It’s All Too Much: Data Existentialism

What to do? What to do? The data-fied world is just overwhelming. Within the span of one class discussion on how to define data, an infinite amount of data was generated. For a moment, everything became data to me–I started to think about the number of individual fibers in each separate strand of polyester yarn in the carpet, I wondered what the most frequently used word would be of that conversation, I thought about the changes in frequencies and amplification of the sounds made by the lights, projectors, computers, microphones, and HVAC, I considered the rough demographic breakdown of the institute participants, and (of course) the breakdown of Mac versus PC users. Once I clambered out of this data rabbit hole, I fell into a deeper, messier one: what does all this data mean and why do I need to know any of it? And, based on the next four hours of class and what I’ve read, it seems my momentary, existentialist data-crisis is typical of how art historians and humanists experience the use of data in their respective fields.

The most difficult piece of the data problem to overcome might be accepting that the use of data does not guarantee empiricism (and that’s good for those of us who like to work with nearly unanswerable questions!).
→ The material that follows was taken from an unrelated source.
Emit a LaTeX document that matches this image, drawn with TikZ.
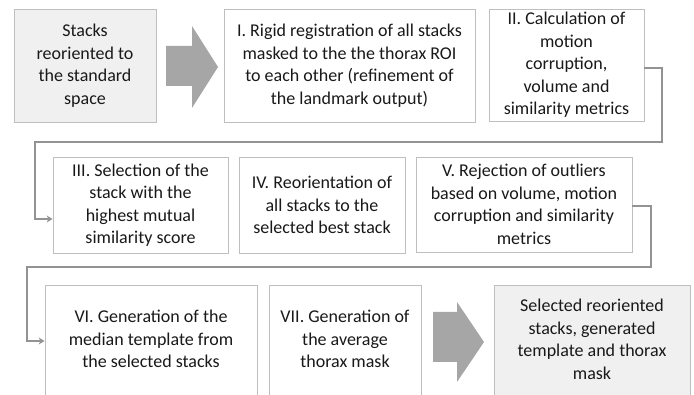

We have been duped by data: the huge breadth of information and the “tidy” organizing structure of a data set give an illusion of precision and definitiveness. However, I know from my experience working on client-facing budgets for a wedding and event company that it is easy to make an Excel document say whatever you want it to say. Data is easily abstracted and fictionalized.

Any aversion to incorporate the analysis of large data sets into humanities research for fear that it would take the wind out of a question, an object, or a subject can be assuaged by the fact that the inverse is also true: data can be collected and combined to a point at which it becomes meaningless. The majority of the data collected about us is never put to any use, and if it is there’s little guarantee that it leads to insight that tech companies, marketers, political parties, etc. can capitalize on. As an example: In the midst of a recent conversation with an insider at a prominent born-digital art website a woman from the group asked if he (the organization) could see how many times an image was shared, how many times a title was clicked, or how many times a user logged in. “Yes,” he said (and I’m paraphrasing here), “but at a certain point you realize that just because you have that information doesn’t mean it’s going to do you any good. We had to learn how to only assess the information that pertains to the company’s goals.” I’ve experienced the flutter of excitement over rows and rows of information in my own work only to realize that the data pertaining to my goal was incomplete and would need to be assessed the old fashioned way. All the leftover data just provided me some fun “facts”. And to briefly take this point outside the art world I’ll mention that the truths about data surplus come up regularly when I’m speaking to a certain crafty digital marketer that I know well.

My question–what to do?–is unanswered. I am no closer than I was a week ago to knowing what data I need to collect to answer my research questions. On the plus side, I feel liberated from certain confines about data and the uses of data analysis in my work and I can rest comfortably knowing that data has been a latent and lurking presence within much of art historical scholarship. And as an added benefit, I am grateful to know that OpenRefine will be there for me when I need to clean and organize all the data I am bound to generate from dabbling in the quantified (but often qualitative) humanities.

What does it all mean…?